Question

A square loop MNPK of side \( l \) carrying a current \( I_2 \) is kept close to a long straight wire in the same plane and the wire carries a steady current \( I_1 \) as shown in the figure. Obtain the magnitude of magnetic force exerted by the wire on the loop.

Hint:

The magnetic force between a current-carrying wire and a loop depends on the current, the distance between the wire and the loop, and the length of the loop. The force on the loop is a result of the varying magnetic field strength along the loop's sides.

Answer 1

The force between a current-carrying wire and a magnetic field is given by the formula: \[ F = I L B \sin \theta \] where:
- \( I \) is the current in the wire,
- \( L \) is the length of the wire segment in the magnetic field,
- \( B \) is the magnetic field strength, and - \( \theta \) is the angle between the direction of current and the magnetic field. Step 1: Magnetic field due to the long straight wire The magnetic field at a distance \( r \) from a long straight current-carrying wire is given by: \[ B = \frac{\mu_0 I_1}{2 \pi r} \] where:
- \( \mu_0 \) is the permeability of free space,
- \( I_1 \) is the current in the long straight wire,
- \( r \) is the distance from the wire (which in this case is the distance from the wire to the side of the square loop). Step 2: Magnetic force on each segment of the square loop The force on a segment of the loop is due to the magnetic field produced by the wire. The force on a current-carrying segment in a magnetic field is: \[ F = I_2 L B \] For each side of the square loop, the magnetic field will have different magnitudes based on the distance from the wire, but the force will act along the direction of the current in each segment. Step 3: Net Force on the loop The total force on the loop can be found by considering the contribution from all four sides of the square loop. The forces on the opposite sides of the square will be equal in magnitude but opposite in direction. The net force on the square loop will be the sum of these individual forces, which depends on the distance from the wire and the current in the wire. The force on the segments will not cancel out because they are at different distances from the wire.

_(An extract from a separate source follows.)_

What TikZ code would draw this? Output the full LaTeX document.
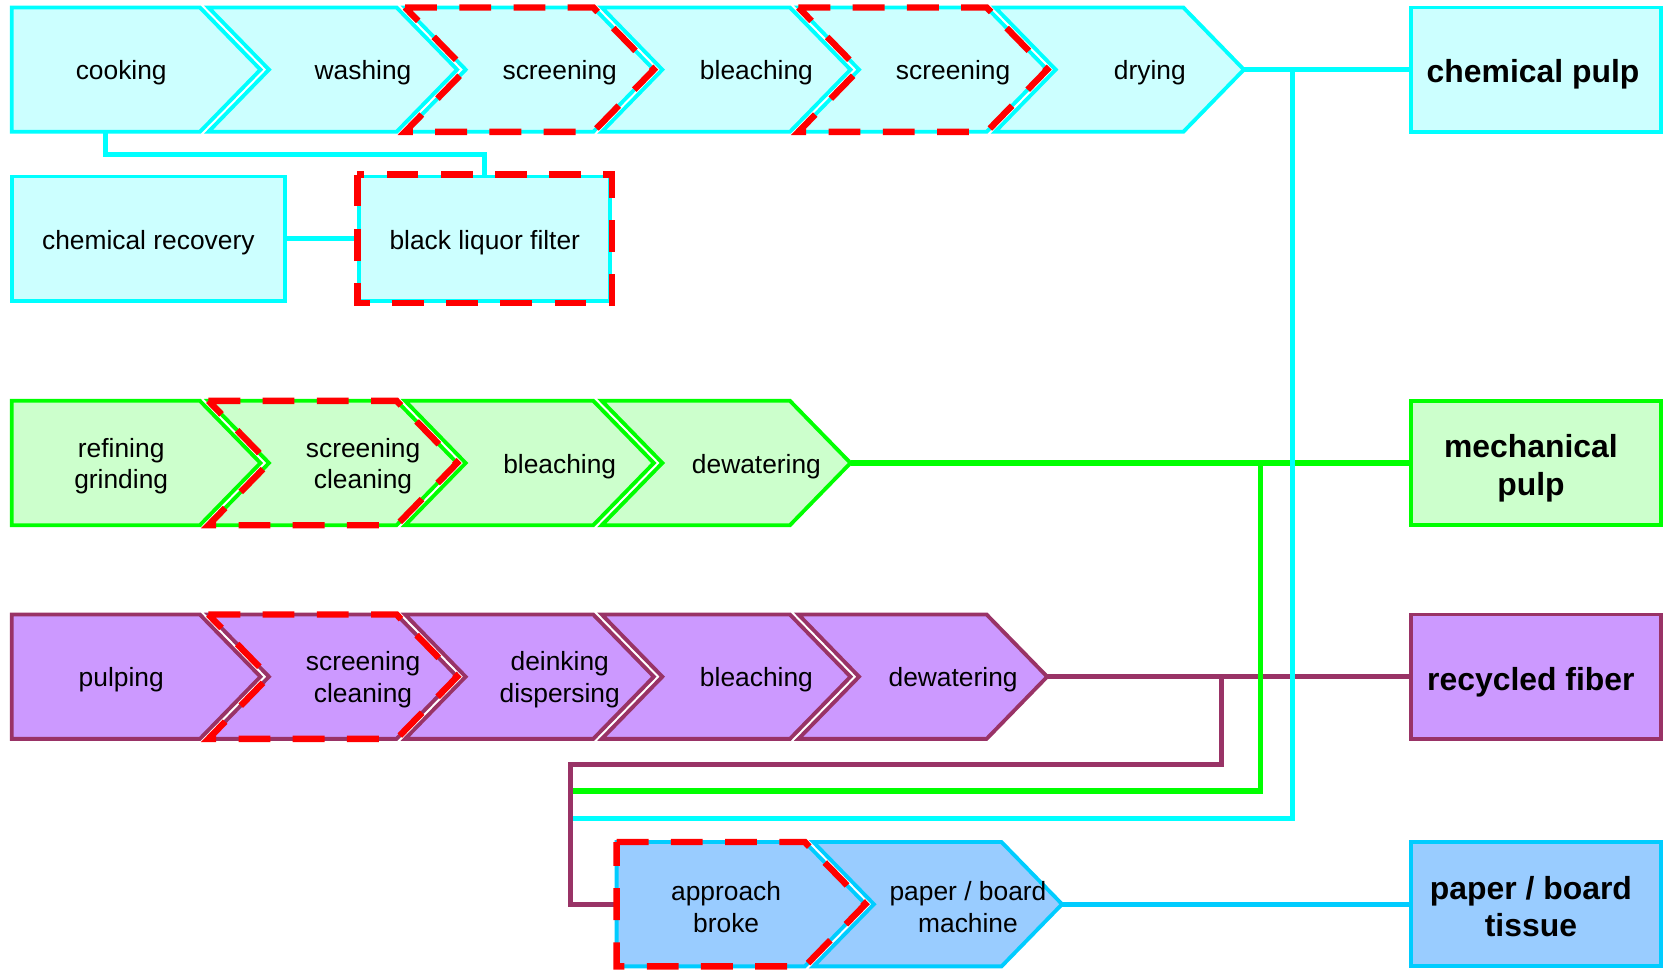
\documentclass[tikz,border=0pt]{standalone}
\usepackage{fontspec}
\setmainfont{Liberation Sans}
\usetikzlibrary{backgrounds}
\definecolor{cyL}{HTML}{CCFFFF}
\definecolor{cyD}{HTML}{00FFFF}
\definecolor{grL}{HTML}{CCFFCC}
\definecolor{grD}{HTML}{00FF00}
\definecolor{puL}{HTML}{CC99FF}
\definecolor{puD}{HTML}{993366}
\definecolor{blL}{HTML}{99CCFF}
\definecolor{blD}{HTML}{00CCFF}
\definecolor{rd}{HTML}{FF0000}
\tikzset{
  txt/.style={font=\fontsize{12.4}{15}\selectfont, align=center, inner sep=0pt},
  btxt/.style={font=\fontsize{15}{17.5}\selectfont\bfseries, align=center, inner sep=0pt},
  cystep/.style={fill=cyL, draw=cyD, line width=1.8pt},
  grstep/.style={fill=grL, draw=grD, line width=1.8pt},
  pustep/.style={fill=puL, draw=puD, line width=1.8pt},
  blstep/.style={fill=blL, draw=blD, line width=1.8pt},
  reddash/.style={draw=rd, line width=3pt, dash pattern=on 15pt off 10.5pt},
  outbox/.style={rectangle, minimum width=117.5pt, minimum height=58.5pt, inner sep=0pt},
  cyline/.style={draw=cyD, line width=2.4pt},
  grline/.style={draw=grD, line width=2.4pt},
  puline/.style={draw=puD, line width=2.4pt},
  blline/.style={draw=blD, line width=2.4pt},
}
% #1 name, #2 left x, #3 top y, #4 notch depth, #5 style, #6 text
\newcommand\mychev[6]{%
  \path[#5] (#2,#3) -- ({#2+177},#3) -- ({#2+234},{#3+58.5}) -- ({#2+177},{#3+117}) -- (#2,{#3+117}) -- ({#2+#4},{#3+58.5}) -- cycle;
  \coordinate (#1-tip) at ({#2+234},{#3+58.5});
  \coordinate (#1-w) at ({#2+#4},{#3+58.5});
  \coordinate (#1-b) at ({#2+88.5},{#3+117});
  \node[txt] (#1) at ({#2+103+0.7456*#4},{#3+61.5}) {#6};
}
\newcommand\mychevdash[3]{%
  \path[reddash] (#1,#2) -- ({#1+177},#2) -- ({#1+234},{#2+58.5}) -- ({#1+177},{#2+117}) -- (#1,{#2+117}) -- ({#1+#3},{#2+58.5}) -- cycle;
}
\begin{document}
\begin{tikzpicture}[x=0.5pt,y=-0.5pt]
\useasboundingbox (0,0) rectangle (1568,916);
% row 1: chemical pulp
\mychev{cook}{11}{7}{0}{cystep}{cooking}
\mychev{wash}{196}{7}{57}{cystep}{washing}
\mychev{scrA}{381}{7}{57}{cystep}{screening}
\mychev{bleA}{566}{7}{57}{cystep}{bleaching}
\mychev{scrB}{751}{7}{57}{cystep}{screening}
\mychev{dry}{936}{7}{57}{cystep}{drying}
\node[outbox, cystep, minimum width=128.5pt] (chemrec) at (139.5,224.5) {};
\node[txt] (chemrec-t) at (139.5,228) {chemical recovery};
\node[outbox, cystep, minimum width=118pt] (blf) at (456,224.5) {};
\node[txt] (blf-t) at (456,228) {black liquor filter};
% row 2: mechanical pulp
\mychev{refi}{11}{377}{0}{grstep}{refining\\grinding}
\mychev{scrM}{196}{377}{57}{grstep}{screening\\cleaning}
\mychev{bleM}{381}{377}{57}{grstep}{bleaching}
\mychev{dewM}{566}{377}{57}{grstep}{dewatering}
% row 3: recycled fiber
\mychev{pulp}{11}{578}{0}{pustep}{pulping}
\mychev{scrR}{196}{578}{57}{pustep}{screening\\cleaning}
\mychev{dein}{381}{578}{57}{pustep}{deinking\\dispersing}
\mychev{bleR}{566}{578}{57}{pustep}{bleaching}
\mychev{dewR}{751}{578}{57}{pustep}{dewatering}
% row 4: paper machine
\mychev{appr}{580}{792}{0}{blstep}{approach\\broke}
\mychev{pm}{765}{792}{57}{blstep}{paper / board\\machine}
% output boxes
\node[outbox, cystep] (chempulp) at (1444.5,65.5) {};
\node[btxt] (chempulp-t) at (1442,70) {chemical pulp};
\node[outbox, grstep] (mechpulp) at (1444.5,435.5) {};
\node[btxt] (mechpulp-t) at (1440,440.5) {mechanical\\pulp};
\node[outbox, pustep] (recfib) at (1444.5,636.5) {};
\node[btxt] (recfib-t) at (1440,641.5) {recycled fiber};
\node[outbox, blstep] (paper) at (1444.5,850.5) {};
\node[btxt] (paper-t) at (1440,852.5) {paper / board\\tissue};
% red dashed overlays
\mychevdash{381}{7}{57}
\mychevdash{751}{7}{57}
\mychevdash{196}{377}{57}
\mychevdash{196}{578}{57}
\mychevdash{580}{792}{0}
\draw[reddash] (blf.north west) rectangle (blf.south east);
% connectors
\coordinate (pjoin) at (1149,636.5);
\coordinate (pbend) at (537,719);
\coordinate (gjoin) at (1186,435.5);
\coordinate (gend) at (539,744);
\coordinate (cjoin) at (1216,65.5);
\coordinate (cend) at (539,770);
\begin{scope}[on background layer]
\draw[puline] (dewR-tip) -- (recfib.west);
\draw[puline] (pjoin) |- (pbend) |- (appr-w);
\draw[grline] (dewM-tip) -- (mechpulp.west);
\draw[grline] (gjoin) |- (gend);
\draw[cyline] (dry-tip) -- (chempulp.west);
\draw[cyline] (cjoin) |- (cend);
\draw[cyline] (cook-b) -- ++(0,21) -| (blf.north);
\draw[cyline] (chemrec.east) -- (blf.west);
\draw[blline] (pm-tip) -- (paper.west);
\end{scope}
\end{tikzpicture}
\end{document}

To calculate the total force, we integrate the force over each side of the loop, taking into account the varying magnetic field strength as the distance from the wire changes. Final Expression for Force After performing the integration, the total magnetic force exerted by the wire on the loop is given by: \[ F = \frac{\mu_0 I_1 I_2 l}{2 \pi} \left( \frac{1}{d} - \frac{1}{d + l} \right) \] where: - \( d \) is the initial distance of the square loop from the wire, - \( l \) is the side length of the square loop. This formula gives the magnitude of the net magnetic force exerted by the current-carrying wire on the square loop.